Our third attempt at charging almost failed, but we were able to get it working. This Greenlots charger sits at a great location, walking distance from the grocery store, a gym, a bicycle path, and crucially, my mother's house. The best news of all... it's free to use. At first, the charger would not initialize, requiring a 10-minute phone call. The issue involved the form of payment on the app, requiring a simple change. We were finally in business.
The charger is approximately 10 miles from our apartment, meaning it would be impossible to get home with a 100% charge. And like the previous stations, this one does not offer DC fast charging, meaning the batteries replenish much more slowly. In just over two hours, we added 14.33 kWh, bringing the Mach-E from 60% to 80%, equaling just 54 miles of range. This station was a viable option, but it would ideally require overnight charging to fully replenish the battery.
Ford claims the Mach-E can fast charge up to 150 kW, which can theoretically add 52 miles of range in 10 minutes, going from a 10% to 80% charge in around 45 minutes. But finding a station with that capability proved tricky in our area. There are only two DC fast charging locations near our apartment that would make sense for us to use.
The first is an Electrify America station, which in theory should accommodate Ford's max charging capability. Unfortunately, this station is 17 miles away at a shopping mall, approximately 30 minutes each way. The other station, operated by EVgo, is much closer at only five miles, just 15 minutes each way. There is less to do around the EVgo charger, but it is right next to a tasty donut shop with good coffee.
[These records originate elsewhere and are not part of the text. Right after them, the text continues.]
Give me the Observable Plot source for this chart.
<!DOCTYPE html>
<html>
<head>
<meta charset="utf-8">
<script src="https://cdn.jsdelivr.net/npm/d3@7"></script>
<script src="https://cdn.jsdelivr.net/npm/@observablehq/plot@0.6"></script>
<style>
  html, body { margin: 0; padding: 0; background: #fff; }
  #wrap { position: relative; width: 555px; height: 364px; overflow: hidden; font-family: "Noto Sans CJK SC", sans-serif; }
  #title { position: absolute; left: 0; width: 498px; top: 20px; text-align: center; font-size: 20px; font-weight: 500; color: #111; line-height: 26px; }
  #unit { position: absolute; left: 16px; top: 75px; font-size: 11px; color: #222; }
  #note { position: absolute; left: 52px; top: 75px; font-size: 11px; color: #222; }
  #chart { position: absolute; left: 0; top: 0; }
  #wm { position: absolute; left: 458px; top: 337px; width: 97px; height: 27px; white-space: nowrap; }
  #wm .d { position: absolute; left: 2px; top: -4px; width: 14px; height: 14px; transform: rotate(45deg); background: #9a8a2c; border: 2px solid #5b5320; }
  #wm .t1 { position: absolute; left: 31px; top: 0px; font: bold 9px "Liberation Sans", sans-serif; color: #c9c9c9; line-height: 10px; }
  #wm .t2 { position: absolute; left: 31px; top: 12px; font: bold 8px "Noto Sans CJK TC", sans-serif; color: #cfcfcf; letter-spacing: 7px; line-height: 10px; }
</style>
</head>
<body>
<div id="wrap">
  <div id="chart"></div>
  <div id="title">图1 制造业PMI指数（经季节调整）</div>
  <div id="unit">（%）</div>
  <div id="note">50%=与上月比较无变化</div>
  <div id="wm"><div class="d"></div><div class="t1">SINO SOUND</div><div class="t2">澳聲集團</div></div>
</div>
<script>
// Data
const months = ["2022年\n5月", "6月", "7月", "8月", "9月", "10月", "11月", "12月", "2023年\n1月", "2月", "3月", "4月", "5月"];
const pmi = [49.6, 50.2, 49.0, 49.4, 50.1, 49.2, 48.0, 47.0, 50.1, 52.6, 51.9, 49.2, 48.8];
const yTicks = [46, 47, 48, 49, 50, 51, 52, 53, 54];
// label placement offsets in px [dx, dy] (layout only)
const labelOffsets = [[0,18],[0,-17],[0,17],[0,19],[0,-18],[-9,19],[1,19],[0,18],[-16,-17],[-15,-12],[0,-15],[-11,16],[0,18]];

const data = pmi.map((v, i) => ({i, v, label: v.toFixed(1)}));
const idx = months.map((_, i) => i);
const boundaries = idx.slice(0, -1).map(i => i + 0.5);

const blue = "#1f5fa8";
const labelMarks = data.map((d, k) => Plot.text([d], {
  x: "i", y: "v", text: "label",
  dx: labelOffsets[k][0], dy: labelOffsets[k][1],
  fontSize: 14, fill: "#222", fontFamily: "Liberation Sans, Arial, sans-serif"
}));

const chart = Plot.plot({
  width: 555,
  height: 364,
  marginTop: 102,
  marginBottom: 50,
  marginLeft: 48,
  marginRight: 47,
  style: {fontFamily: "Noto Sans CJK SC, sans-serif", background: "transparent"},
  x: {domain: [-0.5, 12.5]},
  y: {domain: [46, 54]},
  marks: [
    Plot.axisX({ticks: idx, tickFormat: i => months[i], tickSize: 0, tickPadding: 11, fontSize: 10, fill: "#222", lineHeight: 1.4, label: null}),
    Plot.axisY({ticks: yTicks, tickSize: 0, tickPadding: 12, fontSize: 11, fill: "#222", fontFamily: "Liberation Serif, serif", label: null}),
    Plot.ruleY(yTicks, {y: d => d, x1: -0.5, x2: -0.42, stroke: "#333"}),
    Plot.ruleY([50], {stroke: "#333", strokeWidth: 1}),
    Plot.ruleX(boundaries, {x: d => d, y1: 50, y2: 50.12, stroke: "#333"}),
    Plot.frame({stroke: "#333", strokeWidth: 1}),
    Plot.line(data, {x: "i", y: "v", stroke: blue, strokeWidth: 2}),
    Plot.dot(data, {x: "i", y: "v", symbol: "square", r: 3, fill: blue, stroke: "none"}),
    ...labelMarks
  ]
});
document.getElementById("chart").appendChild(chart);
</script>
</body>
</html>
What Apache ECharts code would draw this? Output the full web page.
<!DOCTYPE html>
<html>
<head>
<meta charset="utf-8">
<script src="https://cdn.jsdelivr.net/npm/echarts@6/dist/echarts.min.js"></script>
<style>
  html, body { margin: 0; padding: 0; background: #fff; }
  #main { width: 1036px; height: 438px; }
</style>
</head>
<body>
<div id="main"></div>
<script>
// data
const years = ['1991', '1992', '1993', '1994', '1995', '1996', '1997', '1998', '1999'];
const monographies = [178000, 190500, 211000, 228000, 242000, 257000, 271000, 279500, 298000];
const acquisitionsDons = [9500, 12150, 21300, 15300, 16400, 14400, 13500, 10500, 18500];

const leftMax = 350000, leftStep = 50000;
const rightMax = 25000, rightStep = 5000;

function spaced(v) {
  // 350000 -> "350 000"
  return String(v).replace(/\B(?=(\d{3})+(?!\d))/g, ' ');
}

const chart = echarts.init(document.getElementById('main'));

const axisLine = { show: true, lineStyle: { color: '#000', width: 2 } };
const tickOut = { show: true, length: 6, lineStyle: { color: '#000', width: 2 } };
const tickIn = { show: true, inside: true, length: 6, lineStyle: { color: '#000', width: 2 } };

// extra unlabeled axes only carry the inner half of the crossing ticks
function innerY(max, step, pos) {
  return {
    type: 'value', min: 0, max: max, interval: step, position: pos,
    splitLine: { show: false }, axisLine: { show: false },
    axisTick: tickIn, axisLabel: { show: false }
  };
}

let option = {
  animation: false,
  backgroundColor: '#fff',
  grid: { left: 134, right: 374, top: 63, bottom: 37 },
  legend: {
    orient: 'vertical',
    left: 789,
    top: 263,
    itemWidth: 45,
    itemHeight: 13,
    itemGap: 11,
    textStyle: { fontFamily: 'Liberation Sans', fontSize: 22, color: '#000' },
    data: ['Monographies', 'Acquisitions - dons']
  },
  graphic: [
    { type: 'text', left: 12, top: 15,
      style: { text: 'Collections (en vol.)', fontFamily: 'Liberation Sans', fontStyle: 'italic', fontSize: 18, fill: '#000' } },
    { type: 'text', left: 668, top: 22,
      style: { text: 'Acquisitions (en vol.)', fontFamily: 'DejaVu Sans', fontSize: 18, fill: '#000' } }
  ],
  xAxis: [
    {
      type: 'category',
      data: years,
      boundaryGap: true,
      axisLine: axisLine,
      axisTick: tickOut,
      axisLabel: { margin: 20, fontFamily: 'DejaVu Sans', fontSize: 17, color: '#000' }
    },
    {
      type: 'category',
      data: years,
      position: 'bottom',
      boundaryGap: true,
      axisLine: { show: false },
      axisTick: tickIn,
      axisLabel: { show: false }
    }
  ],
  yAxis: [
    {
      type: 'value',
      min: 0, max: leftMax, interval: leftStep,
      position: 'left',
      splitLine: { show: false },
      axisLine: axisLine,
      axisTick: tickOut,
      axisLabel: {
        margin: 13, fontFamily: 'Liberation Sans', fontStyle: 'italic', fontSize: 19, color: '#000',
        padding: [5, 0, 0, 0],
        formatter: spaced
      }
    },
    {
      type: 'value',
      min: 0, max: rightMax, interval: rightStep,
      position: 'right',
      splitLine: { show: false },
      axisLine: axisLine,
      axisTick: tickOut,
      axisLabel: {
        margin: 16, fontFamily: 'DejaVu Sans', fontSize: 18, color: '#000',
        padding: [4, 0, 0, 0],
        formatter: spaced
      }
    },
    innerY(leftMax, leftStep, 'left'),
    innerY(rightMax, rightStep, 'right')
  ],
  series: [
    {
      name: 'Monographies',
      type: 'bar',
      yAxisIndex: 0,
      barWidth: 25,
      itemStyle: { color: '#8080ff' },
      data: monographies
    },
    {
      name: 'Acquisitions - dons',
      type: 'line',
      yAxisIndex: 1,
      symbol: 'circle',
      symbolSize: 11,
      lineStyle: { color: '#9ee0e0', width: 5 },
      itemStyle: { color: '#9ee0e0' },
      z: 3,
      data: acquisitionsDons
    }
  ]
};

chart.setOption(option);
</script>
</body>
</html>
This station was quicker but didn't come close to the Mach-E's max charging speed. During a 52-minute session, we added 35.646 kWh, upping the range by 114 miles. The DC fast charger is far more viable than the earlier Level 2 station, but this one wasn't exactly cheap. We spent $17.52 to add 114 miles of range, which is far more than we'd spend in an efficient gasoline car like a Toyota Prius.
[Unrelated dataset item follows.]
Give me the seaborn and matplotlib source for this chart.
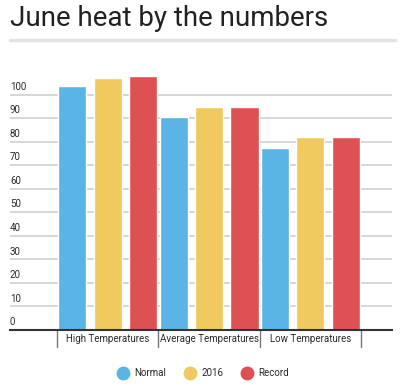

Assuming you find a working station, pray that it's located near something useful, or else you will have to sit in your car and watch YouTube videos. Charging networks like Electrify American are expanding their reach in the US, but it's not enough, in our opinion. Until two chargers are sitting at nearly every shopping center in the US, driving an EV without home charging is too big a hassle. This is a significant issue, as approximately one in eight Americans (39 million people) live in apartments or condominiums.
While automakers focus on increasing range, we had no trouble with our Ford Mach-E and its 270-mile driving distance. In fact, we would be fine with even less range for our daily routine, assuming we had closer access to reliable charging. The US needs to invest massively into public infrastructure rather than leaving it up to the private sector. Offering incentives for businesses to install public chargers could go a long way towards improving the looming problem.
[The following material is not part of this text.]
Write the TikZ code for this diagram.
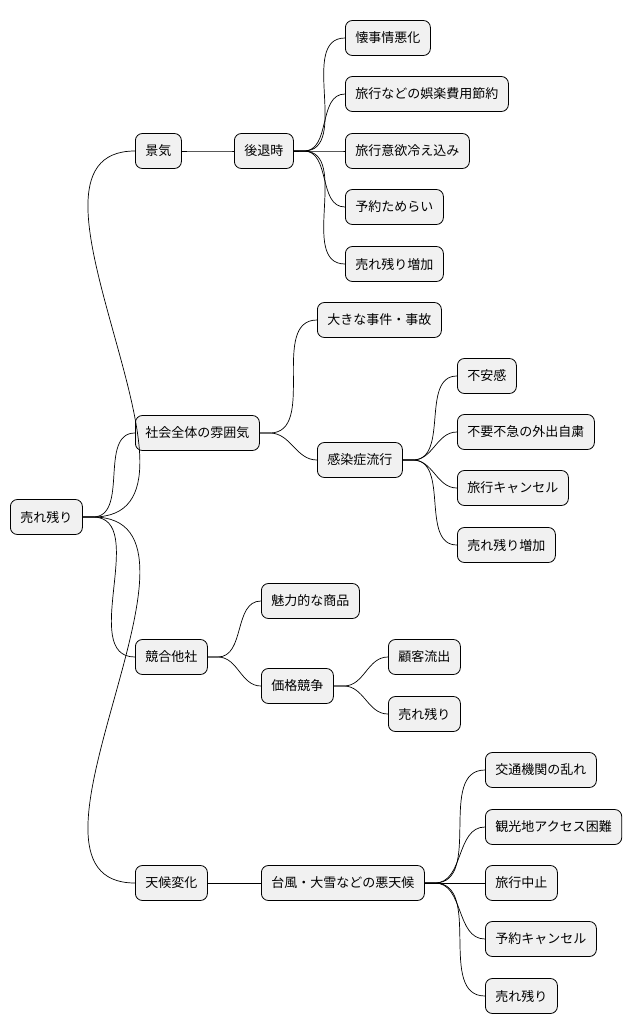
\documentclass[tikz,border=0pt]{standalone}
\usepackage{fontspec}
\setmainfont{Noto Sans CJK JP}
\begin{document}
\begin{tikzpicture}[x=1pt,y=1pt,
  box/.style={draw=black,fill={rgb,255:red,241;green,241;blue,241},rounded corners=7pt,
    minimum height=35pt,inner xsep=10pt,anchor=west,font=\fontsize{13}{15}\selectfont,line width=0.8pt},
  edge/.style={draw=black,line width=0.7pt}]
\useasboundingbox (0,0) rectangle (642,-1034);
\newcommand\nd[4]{\node[box] (#1) at (#2,-#3) {#4};}
\nd{r}{10}{517}{売れ残り}
\nd{a}{135}{151}{景気}
\nd{a1}{234}{151}{後退時}
\nd{a11}{345}{38}{懐事情悪化}
\nd{a12}{345}{94}{旅行などの娯楽費用節約}
\nd{a13}{345}{151}{旅行意欲冷え込み}
\nd{a14}{345}{207}{予約ためらい}
\nd{a15}{345}{264}{売れ残り増加}
\nd{b}{135}{433}{社会全体の雰囲気}
\nd{b1}{317}{320}{大きな事件・事故}
\nd{b2}{317}{460}{感染症流行}
\nd{b21}{457}{376}{不安感}
\nd{b22}{457}{432}{不要不急の外出自粛}
\nd{b23}{457}{488}{旅行キャンセル}
\nd{b24}{457}{545}{売れ残り増加}
\nd{c}{135}{657}{競合他社}
\nd{c1}{261}{601}{魅力的な商品}
\nd{c2}{261}{686}{価格競争}
\nd{c21}{388}{657}{顧客流出}
\nd{c22}{388}{714}{売れ残り}
\nd{d}{135}{883}{天候変化}
\nd{d1}{261}{883}{台風・大雪などの悪天候}
\nd{d11}{485}{770}{交通機関の乱れ}
\nd{d12}{485}{827}{観光地アクセス困難}
\nd{d13}{485}{883}{旅行中止}
\nd{d14}{485}{939}{予約キャンセル}
\nd{d15}{485}{996}{売れ残り}
\foreach \p/\c in {r/a,r/b,r/c,r/d,a/a1,a1/a11,a1/a12,a1/a13,a1/a14,a1/a15,b/b1,b/b2,b2/b21,b2/b22,b2/b23,b2/b24,c/c1,c/c2,c2/c21,c2/c22,d/d1,d1/d11,d1/d12,d1/d13,d1/d14,d1/d15}
  \draw[edge] (\p.east) -- ++(10,0) to[out=0,in=180] (\c.west);
\end{tikzpicture}
\end{document}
This experience led to some worrying realizations about owning an electric car without the ability to charge at home. Most EV charging is done either at home or work, but life gets a lot more complicated if those options are not available. We anticipate the experience would get better as you learn where the nearest charging stations are, but there are still many inconveniences. Each charging network still requires its own app, meaning you have to have an account set up with each of them. If you don't, prepare to fumble with your credit card. The apps are fairly accurate in telling you which chargers are available and operable, though there's still a chance you can show up to a station that isn't online.
All of our complaints fade into obscurity if you can charge overnight from your house or at work. The best part about EV ownership is waking up to a full charge and never having to set foot in a gas station ever again. But if you can't charge at home, we probably wouldn't recommend any EV right now.